At some of the USA's hottest and hippest restaurants, young chefs are rediscovering a food once revered by their grandparents but largely ignored by today's jet-set diners: It's those salty little fish eggs, better known as caviar.
The trend comes as international bans tighten on imported caviar, leading chefs to turn to the cheaper — but some say equally flavorful — domestic caviar, sprinkling it into recipes previously considered beneath the upscale delicacy.
There are caviar spring rolls at the Hyatt Regency in Bethesda, Md. And caviar tuna pizza at New York City's Morimoto. Or fettuccine and caviar at Los Angeles' Locanda Veneta.
"Caviar is sexy," says Adam Stevenson, executive chef for Earth & Ocean restaurant at the swanky W Hotel in downtown Seattle. "When you enjoy it the right way, it can make people feel like they are indulging in something special.
"But I know what's going on in their heads at first," he adds. "Fish eggs. Ugh."
The secret to introducing caviar dishes to a new generation is to creatively incorporate the delicacy into familiar dishes.
Though Allison Andrews, 23, had tasted caviar before, on a cracker, she had never sought it out. It was stuffy food. Boring, she said. Something the queen and her court might munch on. "It seemed so regal," she says.

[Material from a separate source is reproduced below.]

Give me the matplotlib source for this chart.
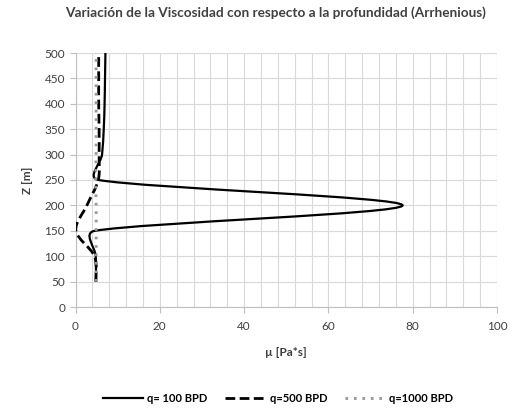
import numpy as np
import matplotlib
matplotlib.use("Agg")
import matplotlib.pyplot as plt
from matplotlib.path import Path
from matplotlib.patches import PathPatch
from matplotlib.lines import Line2D
from matplotlib.ticker import MultipleLocator

# Profundidad (m) y viscosidad (Pa*s) para cada caudal
profundidad = [50, 100, 150, 200, 250, 300, 350, 400, 450, 500]
mu_q100 = [4.9, 4.8, 4.6, 77.6, 5.5, 6.3, 6.7, 6.9, 7.0, 7.1]
mu_q500 = [4.8, 4.5, 0.1, 2.7, 5.4, 5.6, 5.6, 5.5, 5.5, 5.5]
mu_q1000 = [4.9, 4.9, 4.9, 4.9, 4.8, 4.9, 4.9, 4.9, 4.9, 4.9]

etiquetas = ['q= 100 BPD', 'q=500 BPD', 'q=1000 BPD']

plt.rcParams['font.family'] = ['Lato', 'DejaVu Sans']

W, H = 516, 412
fig = plt.figure(figsize=(W / 100, H / 100), dpi=100)
ax = fig.add_axes([75.5 / W, (H - 307) / H, (497 - 75.5) / W, (307 - 53) / H])

XMIN, XMAX, ZMIN, ZMAX = 0, 100, 0, 500
# escala aproximada en pixeles por unidad (para suavizado tipo Excel)
SX = (497 - 75.5) / (XMAX - XMIN)
SZ = (307 - 53) / (ZMAX - ZMIN)


def curva_suavizada(xs, zs):
    """Curva Bezier que pasa por los puntos, al estilo de 'linea suavizada'."""
    P = np.column_stack([np.asarray(xs, float) * SX, np.asarray(zs, float) * SZ])
    n = len(P)
    verts = [P[0]]
    codes = [Path.MOVETO]
    for i in range(n - 1):
        p0 = P[i - 1] if i > 0 else P[i]
        p1, p2 = P[i], P[i + 1]
        p3 = P[i + 2] if i + 2 < n else P[i + 1]
        seg = np.linalg.norm(p2 - p1)
        t1 = (p2 - p0) / 6.0
        t2 = (p3 - p1) / 6.0
        for t in (t1, t2):
            nt = np.linalg.norm(t)
            if nt > seg / 2:
                t *= (seg / 2) / nt
        verts += [p1 + t1, p2 - t2, p2]
        codes += [Path.CURVE4] * 3
    verts = np.array(verts) / np.array([SX, SZ])
    return Path(verts, codes)


estilos = [
    dict(color='black', lw=1.6, ls='-'),
    dict(color='black', lw=2.0, ls=(0, (3.5, 1.6))),
    dict(color='#999999', lw=2.1, ls=(0, (0.9, 2.0))),
]

handles = []
for mu, est, lab in zip([mu_q100, mu_q500, mu_q1000], estilos, etiquetas):
    patch = PathPatch(curva_suavizada(mu, profundidad), fill=False,
                      edgecolor=est['color'], linewidth=est['lw'],
                      linestyle=est['ls'], zorder=3)
    ax.add_patch(patch)
    handles.append(Line2D([], [], color=est['color'], lw=est['lw'],
                          ls=est['ls'], label=lab))

ax.set_xlim(XMIN, XMAX)
ax.set_ylim(ZMIN, ZMAX)
ax.xaxis.set_major_locator(MultipleLocator(20))
ax.xaxis.set_minor_locator(MultipleLocator(4))
ax.yaxis.set_major_locator(MultipleLocator(50))

grid_col = '#d9d9d9'
ax.grid(True, which='major', axis='both', color=grid_col, lw=0.8)
ax.grid(True, which='minor', axis='x', color=grid_col, lw=0.8)
ax.set_axisbelow(True)

for s in ['top', 'right']:
    ax.spines[s].set_visible(False)
for s in ['left', 'bottom']:
    ax.spines[s].set_color('#bfbfbf')
    ax.spines[s].set_linewidth(0.8)

ax.tick_params(which='major', length=4, color='#bfbfbf', width=0.8,
               labelsize=8.5, labelcolor='#404040')
ax.tick_params(axis='x', which='major', pad=6)
ax.tick_params(which='minor', length=0)

ax.set_xlabel('µ [Pa*s]', fontsize=8.5, fontweight='bold', color='#404040', labelpad=11)
ax.set_ylabel('Z [m]', fontsize=8.5, fontweight='bold', color='#404040', labelpad=8)

fig.text(276 / W, (H - 13) / H, 'Variación de la Viscosidad con respecto a la profundidad (Arrhenious)',
         ha='center', va='center', fontsize=9.8, fontweight='bold', color='#404040')

fig.legend(handles=handles, loc='center', bbox_to_anchor=(278 / W, 14 / H), ncol=3,
           frameon=False, handlelength=3.6, columnspacing=1.6,
           handletextpad=0.4, prop=dict(weight='bold', size=8))

fig.savefig('out.png', dpi=100)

But now she regularly orders the caviar tacos created by executive chef Damon Gordon of Quarter Kitchen in San Diego. The restaurant opened last summer inside one of the area's hippest social scenes, the Ivy Hotel.
"The first time I tried it, it kind of knocked my socks off," she says. "Put it (caviar) together kind of taco style, and suddenly, well, everybody eats tacos."
And that's exactly the point, Gordon says.
"When it comes as a complement to something our younger diners are already comfortable with, then it's not so intimidating," he says. "And when they taste it, they say, 'Wow, great combination!' "
Gordon's now supremely popular mini caviar tacos are composed of thin, crispy potato shells filled with crème fraîche, horseradish, red onion, parsley, hardboiled egg and caviar.
The dish, topped with domestic caviar, is just $26, though he does offer a $99 imported caviar version upon request.
But access to the lofty imported kind is becoming very difficult.
In recent years, the Convention on International Trade in Endangered Species of Wild Flora and Fauna has imposed on-again, off-again bans on fishing from the Caspian Sea, where the population of sturgeon, including osetra, sevruga and beluga species, has dropped 70%. And in March, Russia proposed that all Caspian states enforce a five-year ban on sturgeon to help save them from extinction.
That has forced chefs to become more familiar with domestic and farmed caviar, which, some argue, offer nearly the same taste quality at a reduced price. An ounce of locally grown paddlefish caviar runs about $40 an ounce, compared with $120 an ounce for beluga.
Inside Stevenson's kitchen at Earth & Ocean, the chef concedes that he had to overcome his own bias against the tiny jelly-textured eggs, which he never enjoyed spreading on a traditional toast point. But he has learned to appreciate the delicate combination of salty sweetness. Today, the signature dish in his kitchen is potato gnocchi topped with crème fraîche and paddlefish caviar. And his diners in their 20s and 30s lap it up.